Eu sei, sei que é bem melhor dizer fulano-é-meu-amigo do que fulano-é-meu-conhecido. Também sei que é um saco ter que batizar tudo a toda hora. Mas amigo é amigo, conhecido é conhecido. De vez em quando a gente troca as bolas e se estrepa lá na frente. Então vamos reformular as coisas: existem algumas pessoas que você jura que são amigas. Porque você convivem muito com você. Porque te entendem. Porque conhecem todos os seus sorrisos. Porque têm intimidade com sua família. Porque já estiveram junto com você nas horas difíceis. Porque são boas companhias. Porque fazem um cosmopolitan maravilhoso. Essas pessoas podem ser conhecidas. Ou amigas de ocasião. Como assim? São aquelas pessoas que você conheceu no trabalho, na academia, pela vida afora. Gente bacana, do bem, que é legal ter perto. Gente que te diverte, te alegra. Gente que sai com você pra jantar, beber, jogar carta, assistir filme, viajar. Gente que você curte bater um papo mais cabeça, mais profundo. Gente que você conta um pouco da sua vida. Gente que você quase confia totalmente.

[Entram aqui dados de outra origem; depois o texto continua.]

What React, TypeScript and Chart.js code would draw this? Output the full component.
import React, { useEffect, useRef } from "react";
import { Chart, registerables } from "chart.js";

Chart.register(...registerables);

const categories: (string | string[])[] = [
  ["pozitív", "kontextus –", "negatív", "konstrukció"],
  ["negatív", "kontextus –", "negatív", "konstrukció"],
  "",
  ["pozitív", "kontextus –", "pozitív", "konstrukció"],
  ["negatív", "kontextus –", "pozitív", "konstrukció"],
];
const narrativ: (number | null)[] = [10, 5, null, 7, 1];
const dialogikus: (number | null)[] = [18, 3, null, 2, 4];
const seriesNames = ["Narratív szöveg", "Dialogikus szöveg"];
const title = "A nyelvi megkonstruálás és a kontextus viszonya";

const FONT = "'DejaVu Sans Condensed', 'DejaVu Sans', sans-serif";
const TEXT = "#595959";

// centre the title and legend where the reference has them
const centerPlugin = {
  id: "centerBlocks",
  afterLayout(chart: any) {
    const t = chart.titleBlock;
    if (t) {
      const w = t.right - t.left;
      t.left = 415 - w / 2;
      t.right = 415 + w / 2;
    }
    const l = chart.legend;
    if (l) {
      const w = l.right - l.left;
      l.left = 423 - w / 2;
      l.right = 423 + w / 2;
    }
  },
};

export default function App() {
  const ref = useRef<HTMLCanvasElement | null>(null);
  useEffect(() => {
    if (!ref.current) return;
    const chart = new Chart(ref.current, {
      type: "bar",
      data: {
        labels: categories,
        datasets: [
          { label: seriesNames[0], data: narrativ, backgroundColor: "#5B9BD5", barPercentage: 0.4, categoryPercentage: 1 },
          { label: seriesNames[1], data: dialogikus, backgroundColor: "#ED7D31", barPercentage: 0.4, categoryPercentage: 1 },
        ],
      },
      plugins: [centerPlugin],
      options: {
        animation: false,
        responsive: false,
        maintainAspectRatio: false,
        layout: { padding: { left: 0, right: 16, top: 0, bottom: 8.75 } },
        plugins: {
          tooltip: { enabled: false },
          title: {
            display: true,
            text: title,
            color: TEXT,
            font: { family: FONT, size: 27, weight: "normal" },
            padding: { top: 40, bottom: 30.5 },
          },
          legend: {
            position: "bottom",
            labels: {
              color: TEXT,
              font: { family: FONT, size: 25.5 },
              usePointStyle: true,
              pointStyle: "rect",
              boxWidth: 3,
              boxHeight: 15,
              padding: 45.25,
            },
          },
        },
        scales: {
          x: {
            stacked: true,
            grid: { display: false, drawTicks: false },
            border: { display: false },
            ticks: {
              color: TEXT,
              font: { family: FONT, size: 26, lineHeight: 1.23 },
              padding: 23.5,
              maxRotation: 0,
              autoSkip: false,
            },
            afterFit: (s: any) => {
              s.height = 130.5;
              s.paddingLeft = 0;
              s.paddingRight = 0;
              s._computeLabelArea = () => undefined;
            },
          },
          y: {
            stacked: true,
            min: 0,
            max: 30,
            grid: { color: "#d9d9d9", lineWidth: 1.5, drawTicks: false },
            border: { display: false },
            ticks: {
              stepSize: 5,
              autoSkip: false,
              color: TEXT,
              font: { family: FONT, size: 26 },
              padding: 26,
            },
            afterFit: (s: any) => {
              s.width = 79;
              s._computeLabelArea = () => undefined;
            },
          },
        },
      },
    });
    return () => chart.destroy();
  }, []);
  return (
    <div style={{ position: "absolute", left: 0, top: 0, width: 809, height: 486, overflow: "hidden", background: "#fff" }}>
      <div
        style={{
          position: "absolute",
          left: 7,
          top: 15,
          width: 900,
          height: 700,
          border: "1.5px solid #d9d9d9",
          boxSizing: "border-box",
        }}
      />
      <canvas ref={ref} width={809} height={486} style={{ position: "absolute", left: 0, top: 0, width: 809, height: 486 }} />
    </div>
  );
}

Quase. É porque amigo mesmo faz tudo isso. E ainda dá três pulinhos quando um sonho seu se realiza. E ainda vibra por você a cada coisa bacana que te acontece. E ainda respeita o teu espaço. E ainda entende que para ser amigo não precisa estar colado com fita dupla face. E ainda não sente a menor inveja de você.

Entendeu? Agora conte nos dedos de uma mão quem restou. Esses são amigos. O resto é conhecido. E fim de papo.